Gössl: Ich kann mir auch vorstellen, dass es nicht mehr jedes Jahr einen Katholikentag und einen Evangelischen Kirchentag gibt, sondern dass wir alle zwei Jahre einen ökumenischen Kirchentag machen. Religionsunterricht in ökumenischer Sensibilität ist schon Realität, sicher zunächst aus der Not geboren. In den ersten und zweiten Klassen ist die Möglichkeit schon sehr weit fortgeschritten, einen gemeinsamen Religionsunterricht in der Verantwortung einer Konfession zu gestalten.

Herr König, Sie haben beim Evangelischen Kirchentag gesagt: Ich wünsche, dass alle Gottesdienste so gut besucht sind wie beim Kirchentag. Wie kann man diesen frommen Wunsch verwirklichen?

König: Wir könnten Gottesdienste wieder anders gestalten, moderner aufgebaut. Es gibt ja eine Jugend, die daran Interesse zeigt. Da könnte wieder mehr Leben in die Bude kommen.

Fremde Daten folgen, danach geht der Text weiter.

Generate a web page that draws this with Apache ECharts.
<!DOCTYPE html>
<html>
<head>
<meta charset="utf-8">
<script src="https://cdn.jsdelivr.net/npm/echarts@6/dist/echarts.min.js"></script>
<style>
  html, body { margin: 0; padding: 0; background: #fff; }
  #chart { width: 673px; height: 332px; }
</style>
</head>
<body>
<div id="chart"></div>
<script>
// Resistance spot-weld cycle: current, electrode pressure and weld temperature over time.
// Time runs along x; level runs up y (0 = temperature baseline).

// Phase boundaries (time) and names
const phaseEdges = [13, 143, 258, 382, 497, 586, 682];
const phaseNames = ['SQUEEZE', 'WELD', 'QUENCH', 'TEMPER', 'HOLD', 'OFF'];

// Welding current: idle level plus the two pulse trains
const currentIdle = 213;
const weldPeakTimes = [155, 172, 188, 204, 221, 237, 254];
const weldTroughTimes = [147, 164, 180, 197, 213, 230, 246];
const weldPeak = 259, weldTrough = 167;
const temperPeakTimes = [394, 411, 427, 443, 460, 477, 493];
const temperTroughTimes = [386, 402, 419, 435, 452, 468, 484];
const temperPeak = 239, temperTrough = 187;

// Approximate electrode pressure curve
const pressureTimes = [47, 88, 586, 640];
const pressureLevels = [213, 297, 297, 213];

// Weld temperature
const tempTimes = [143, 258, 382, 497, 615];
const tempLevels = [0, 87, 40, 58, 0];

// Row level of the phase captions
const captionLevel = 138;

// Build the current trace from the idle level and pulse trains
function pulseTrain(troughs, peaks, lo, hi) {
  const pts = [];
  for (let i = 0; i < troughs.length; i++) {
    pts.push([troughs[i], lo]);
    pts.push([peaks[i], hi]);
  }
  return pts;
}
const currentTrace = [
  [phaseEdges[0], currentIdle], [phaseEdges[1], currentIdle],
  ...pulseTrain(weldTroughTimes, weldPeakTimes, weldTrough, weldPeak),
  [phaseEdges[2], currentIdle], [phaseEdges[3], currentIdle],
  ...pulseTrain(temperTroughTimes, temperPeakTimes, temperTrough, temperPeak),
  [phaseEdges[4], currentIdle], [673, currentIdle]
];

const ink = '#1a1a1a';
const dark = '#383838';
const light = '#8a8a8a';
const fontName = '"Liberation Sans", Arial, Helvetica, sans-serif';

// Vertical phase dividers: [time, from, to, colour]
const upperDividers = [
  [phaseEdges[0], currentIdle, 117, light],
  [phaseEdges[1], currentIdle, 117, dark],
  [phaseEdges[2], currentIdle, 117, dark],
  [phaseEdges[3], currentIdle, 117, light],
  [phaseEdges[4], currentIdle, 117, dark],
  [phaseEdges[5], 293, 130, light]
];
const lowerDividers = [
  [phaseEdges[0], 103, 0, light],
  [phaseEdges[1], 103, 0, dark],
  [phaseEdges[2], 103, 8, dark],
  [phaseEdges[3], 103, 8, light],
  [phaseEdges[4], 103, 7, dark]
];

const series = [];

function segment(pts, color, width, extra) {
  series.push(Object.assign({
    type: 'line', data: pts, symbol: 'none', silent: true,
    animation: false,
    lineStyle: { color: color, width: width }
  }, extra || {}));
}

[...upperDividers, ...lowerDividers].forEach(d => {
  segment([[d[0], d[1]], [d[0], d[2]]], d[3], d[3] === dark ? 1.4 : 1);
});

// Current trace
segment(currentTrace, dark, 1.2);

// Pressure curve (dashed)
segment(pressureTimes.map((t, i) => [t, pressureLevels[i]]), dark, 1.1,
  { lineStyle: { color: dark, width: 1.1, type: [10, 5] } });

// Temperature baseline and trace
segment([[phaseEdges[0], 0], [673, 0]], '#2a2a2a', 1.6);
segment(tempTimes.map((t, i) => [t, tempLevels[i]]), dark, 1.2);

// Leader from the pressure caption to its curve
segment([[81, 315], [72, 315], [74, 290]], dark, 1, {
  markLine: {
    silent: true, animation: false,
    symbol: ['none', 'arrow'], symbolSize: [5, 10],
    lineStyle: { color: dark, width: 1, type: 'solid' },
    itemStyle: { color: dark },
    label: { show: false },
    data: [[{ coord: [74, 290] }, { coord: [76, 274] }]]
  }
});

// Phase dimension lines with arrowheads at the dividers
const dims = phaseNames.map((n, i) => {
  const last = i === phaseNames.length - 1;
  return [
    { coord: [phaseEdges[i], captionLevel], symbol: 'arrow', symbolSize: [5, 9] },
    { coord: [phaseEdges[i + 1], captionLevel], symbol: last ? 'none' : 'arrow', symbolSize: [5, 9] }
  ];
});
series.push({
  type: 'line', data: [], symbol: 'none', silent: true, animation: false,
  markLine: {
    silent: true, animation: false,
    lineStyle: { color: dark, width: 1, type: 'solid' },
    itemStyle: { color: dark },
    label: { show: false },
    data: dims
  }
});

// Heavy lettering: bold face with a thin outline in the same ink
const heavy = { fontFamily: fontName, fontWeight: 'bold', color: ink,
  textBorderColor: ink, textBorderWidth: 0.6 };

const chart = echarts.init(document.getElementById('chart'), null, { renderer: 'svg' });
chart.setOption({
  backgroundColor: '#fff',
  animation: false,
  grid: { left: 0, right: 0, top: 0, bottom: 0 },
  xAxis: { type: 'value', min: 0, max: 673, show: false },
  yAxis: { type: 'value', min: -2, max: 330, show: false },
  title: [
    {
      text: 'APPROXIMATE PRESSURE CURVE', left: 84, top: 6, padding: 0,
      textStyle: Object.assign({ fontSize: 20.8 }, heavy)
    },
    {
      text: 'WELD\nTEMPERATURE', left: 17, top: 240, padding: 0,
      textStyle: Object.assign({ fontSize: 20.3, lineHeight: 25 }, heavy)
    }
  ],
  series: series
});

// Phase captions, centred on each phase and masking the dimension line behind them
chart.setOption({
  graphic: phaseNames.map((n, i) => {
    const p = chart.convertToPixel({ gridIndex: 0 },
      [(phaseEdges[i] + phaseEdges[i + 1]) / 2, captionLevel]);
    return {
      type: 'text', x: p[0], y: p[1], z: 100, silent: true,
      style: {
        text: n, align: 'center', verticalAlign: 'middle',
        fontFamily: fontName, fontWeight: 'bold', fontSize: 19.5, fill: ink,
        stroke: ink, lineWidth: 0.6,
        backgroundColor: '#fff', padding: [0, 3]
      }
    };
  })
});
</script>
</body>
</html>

Gössl: Ob mit einer Band oder mit traditioneller Musik: Wenn Begeisterung bei den Menschen ist, dann springt das über. Beim Eröffnungsgottesdienst des Evangelischen Kirchentages konnten alle „Lobet den Herrn“ mitsingen. Was wir tun, muss von Herzen kommen. Dann spürt man die Freude, dann springt etwas über.